Russian president Vladimir Putin and Ukrainian president Volodymyr Zelensky will come face to face for the first time during the Normandy Format peace talks in Paris on Monday.
At first glance, the upcoming Putin-Zelensky summit appears to have all the necessary ingredients for a potential breakthrough meeting. The last gathering of the Normandy Format—four-way meetings between Russia, Ukraine, Germany, and France aimed at ending the war in eastern Ukraine—took place in 2016. Much has changed since then. Over the past several months, Moscow and Kyiv have held a historic prisoner swap and brokered a troop withdrawal deal between Ukrainian government forces and pro-Russian separatists.
But can the Putin-Zelensky summit live up to these high expectations? The National Interest spoke with several prominent Russian foreign policy analysts to better understand Moscow’s goals and expectations for the latest round of the Normandy Format peace talks.
Zelensky won a landslide victory in Ukraine’s presidential election back in April on a pledge to fight corruption and restart dialogue with Russia to end the war in eastern Ukraine. The comedian-turned-politician demonstrated his strong popular backing again in July, which is when his Servant of the People party captured a majority of seats in the country’s parliamentary elections. With this mandate from the Ukrainian public, Zelensky has been able to take the first steps in easing tensions with Moscow.
In September, Russia and Ukraine exchanged dozens of prisoners. Then on October 1, the two countries and Moscow-backed separatist groups signed a peace roadmap that called for all sides to withdraw their troops from the front line to pave the way for elections conducted under Ukrainian law in the separatist-controlled territories.

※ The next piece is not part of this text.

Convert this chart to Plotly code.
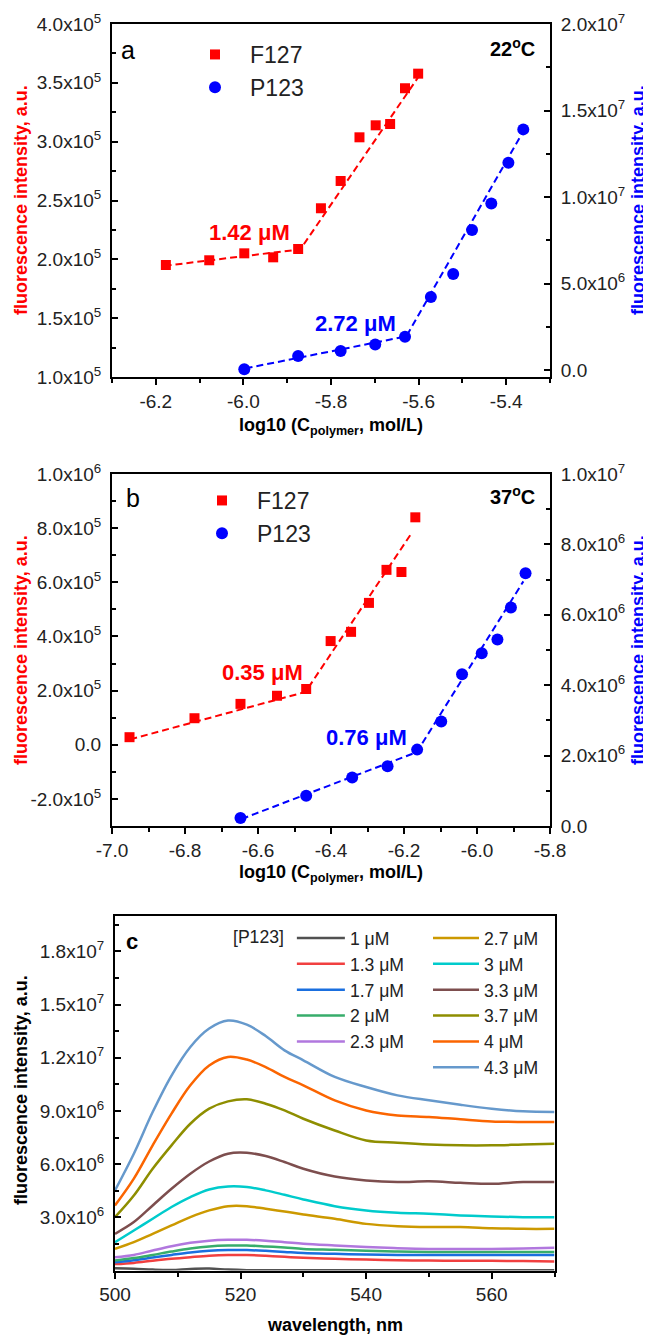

But Zelensky’s overtures toward Moscow have not been popular with everyone. Following the announcement of Zelensky’s deal with Russia and the separatists, thousands of demonstrators rallied across Ukraine to accuse their president of “capitulating” to the Kremlin. Soldiers from ultra-nationalist Azov Battalion went so far as to initially refuse to obey Zelensky’s orders for withdrawal.